Thursday, February 9, 2017

Tango - I Spy

Project Status: App Idea

Requirements

This app would require a Google Tango device to run. The development skill level is quite a bit more difficult than previous app ideas posted here on this blog.

The Idea

The gameplay is based off of the child's game often called I Spy. The app would see/scan/learn the room the player is in and use computer vision to secretly select objects within the environment. The game is to have the player try and guess which object the app is thinking of, much like the child's game often played in real life. Not only would this app potentially be fun to play, it could be used to help train computer vision neural networks.

Gameplay

When you open the app the game may take a second to acclimate, this is basically how Tango works now as it often says "Hold Tight," only with the added process that the app will have to try and use computer vision to quickly see an object in the field of view that it recognizes.

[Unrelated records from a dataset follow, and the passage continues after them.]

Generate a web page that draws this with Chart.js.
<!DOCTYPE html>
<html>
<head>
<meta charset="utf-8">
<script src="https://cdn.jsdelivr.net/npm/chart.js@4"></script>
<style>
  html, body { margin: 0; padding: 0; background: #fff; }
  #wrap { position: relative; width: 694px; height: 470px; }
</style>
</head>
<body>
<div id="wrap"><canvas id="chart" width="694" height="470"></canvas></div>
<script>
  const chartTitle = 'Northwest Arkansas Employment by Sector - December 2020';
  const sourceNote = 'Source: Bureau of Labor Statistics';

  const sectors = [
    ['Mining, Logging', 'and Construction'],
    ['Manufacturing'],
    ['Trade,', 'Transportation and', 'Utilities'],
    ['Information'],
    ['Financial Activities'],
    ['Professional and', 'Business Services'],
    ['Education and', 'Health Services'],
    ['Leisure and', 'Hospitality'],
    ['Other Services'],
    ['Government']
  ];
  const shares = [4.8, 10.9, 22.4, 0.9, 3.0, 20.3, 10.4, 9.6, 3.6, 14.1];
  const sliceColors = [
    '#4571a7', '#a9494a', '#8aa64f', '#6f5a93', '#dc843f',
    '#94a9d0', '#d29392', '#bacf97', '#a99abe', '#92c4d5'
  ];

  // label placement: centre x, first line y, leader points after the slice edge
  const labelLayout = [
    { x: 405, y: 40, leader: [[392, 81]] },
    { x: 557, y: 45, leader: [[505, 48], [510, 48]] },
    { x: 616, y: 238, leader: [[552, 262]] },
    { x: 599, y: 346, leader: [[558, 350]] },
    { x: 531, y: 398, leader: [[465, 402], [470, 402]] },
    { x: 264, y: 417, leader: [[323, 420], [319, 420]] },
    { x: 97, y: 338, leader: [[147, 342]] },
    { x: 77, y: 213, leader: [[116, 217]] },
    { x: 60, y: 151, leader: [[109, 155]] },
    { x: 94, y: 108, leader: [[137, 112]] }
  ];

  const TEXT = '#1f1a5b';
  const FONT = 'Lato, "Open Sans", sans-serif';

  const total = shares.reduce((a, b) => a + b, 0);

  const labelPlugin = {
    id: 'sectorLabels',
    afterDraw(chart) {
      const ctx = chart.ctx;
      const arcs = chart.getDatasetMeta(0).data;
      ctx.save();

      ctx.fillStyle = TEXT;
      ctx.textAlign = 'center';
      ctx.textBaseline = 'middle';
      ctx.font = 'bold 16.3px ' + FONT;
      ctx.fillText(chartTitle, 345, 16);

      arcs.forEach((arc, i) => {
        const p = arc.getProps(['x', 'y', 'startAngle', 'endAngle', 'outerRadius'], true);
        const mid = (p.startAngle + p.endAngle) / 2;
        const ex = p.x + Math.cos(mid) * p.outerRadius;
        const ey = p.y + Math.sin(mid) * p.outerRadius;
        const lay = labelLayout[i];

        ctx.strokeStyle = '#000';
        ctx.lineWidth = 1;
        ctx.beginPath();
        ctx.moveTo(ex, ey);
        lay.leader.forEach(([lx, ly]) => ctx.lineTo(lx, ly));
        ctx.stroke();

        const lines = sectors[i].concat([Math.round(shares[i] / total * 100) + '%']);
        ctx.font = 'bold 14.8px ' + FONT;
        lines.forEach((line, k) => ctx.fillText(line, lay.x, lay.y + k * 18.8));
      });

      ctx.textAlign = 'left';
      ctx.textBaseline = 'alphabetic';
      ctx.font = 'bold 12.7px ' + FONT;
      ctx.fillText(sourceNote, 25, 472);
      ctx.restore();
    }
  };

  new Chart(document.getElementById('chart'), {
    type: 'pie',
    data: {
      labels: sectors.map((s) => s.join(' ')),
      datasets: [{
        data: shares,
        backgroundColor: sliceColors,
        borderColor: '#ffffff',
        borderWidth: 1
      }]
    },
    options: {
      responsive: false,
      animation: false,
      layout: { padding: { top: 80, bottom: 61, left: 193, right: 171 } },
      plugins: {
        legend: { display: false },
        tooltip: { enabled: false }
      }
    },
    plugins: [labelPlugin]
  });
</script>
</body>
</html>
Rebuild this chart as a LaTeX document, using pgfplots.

The very first object selected by the app each time it opens will likely be super obvious and easy to guess, which will serve several purposes. For one thing, the quicker it can find an object the faster the game will start. This saves from having to have the player scan large portions of the room before playing, We know that the player will naturally move the device around and we can scan the room during gameplay. However; if no objects are visible or recognizable right away, we may need to ask the player to slowly look around a bit with the device until this is solved.

Another benefit of this quick and easy recognition is it will help us to understand our player. If he/she is not able to quickly guess an obvious object within a small field of vision, then we will know to keep the object selection and gameplay easy for him/her as it is likely this is a child or someone that would have a hard time guessing in general. On the other hand, if he/she quickly identifies the object we will know that we can safely step up the difficulty when possible.

The app will need to provide a hint to start the player off such as, "I spy something red." The player can walk/look around and touch objects to guess if they have found the correct object that the app is thinking of. When wrong, more hints may be provided over time to help guide the player. If they player is having a hard time the app could even use visual feedback to show if the player is getting "warmer" or "colder" as the device is moved around.

Hints could be basic like "look down," "try higher," or more complex like "it is shiny," "it may be wooden," or "the object is soft and fuzzy." Furthermore; if it happens to be a pretty common object that the app understands clues could be something like this, for a door for example: "you use it," it swings," or "it's closed."

It is possible to do a little machine learning here. At the end of each round we could let the player point out if any hints were misleading or flat out wrong. Of course we could playfully apologize while noting that we are a simple minded AI character that he/she is helping to teach, promising to try and do better in the future.

When the correct object is selected the app could continue with the next object or by allowing the player to think of an object. Reversing the roles is quite a bit higher of a challenge for the developers but could always be added later on as a feature to the game.

Training Computer Vision

By reversing the roles, allowing the player to pick objects, we now have a nice opportunity to train our neural networks and make our computer vision results better over time.

There are several creative ways to allow the player to provide hints to the app, as it now must guess the object. One way is that we could start out by allowing the user to pick from a dynamic color palette specific to this environment. Essentially saying "I spy something the color..." by tapping this selection.

After that point the app could lead the player to objects is wants to guess and provide the player with three options to always select from being something like: yes, no or I don't know. "I don't know" could be worded many other ways but it's basically the option for what you are asking or guessing doesn't make sense, so please try something else or clarify. The app could continue to select objects or pose questions for the player to answer such as "Is it food?" The questions would always be geared towards a yes/no answer and would often teach us something about the object in question.


Other ways of interacting that allow the player to select objects would be to use speech recognition or providing a keyboard and an input box, but typing doesn't sound very fun in this game format and we are already making our workload hard enough without having to deal with speech recognition for what would often fall into the same three categories of yes, no or I don't know.

The Development

While this would be a really fun project to work on or be involved with, it is way over my skill level at the moment. Hopefully though someone will read this and take off running with the idea. Good luck to you and please keep me posted with the progress. Right now I am simply following tutorials and trying to get anything working with Tango. Let me know if you would like more clarification on this idea, I often tend to rattle off parts of an idea that make sense in my head but I lose people along the way by leaving out major portions of the inter-workings.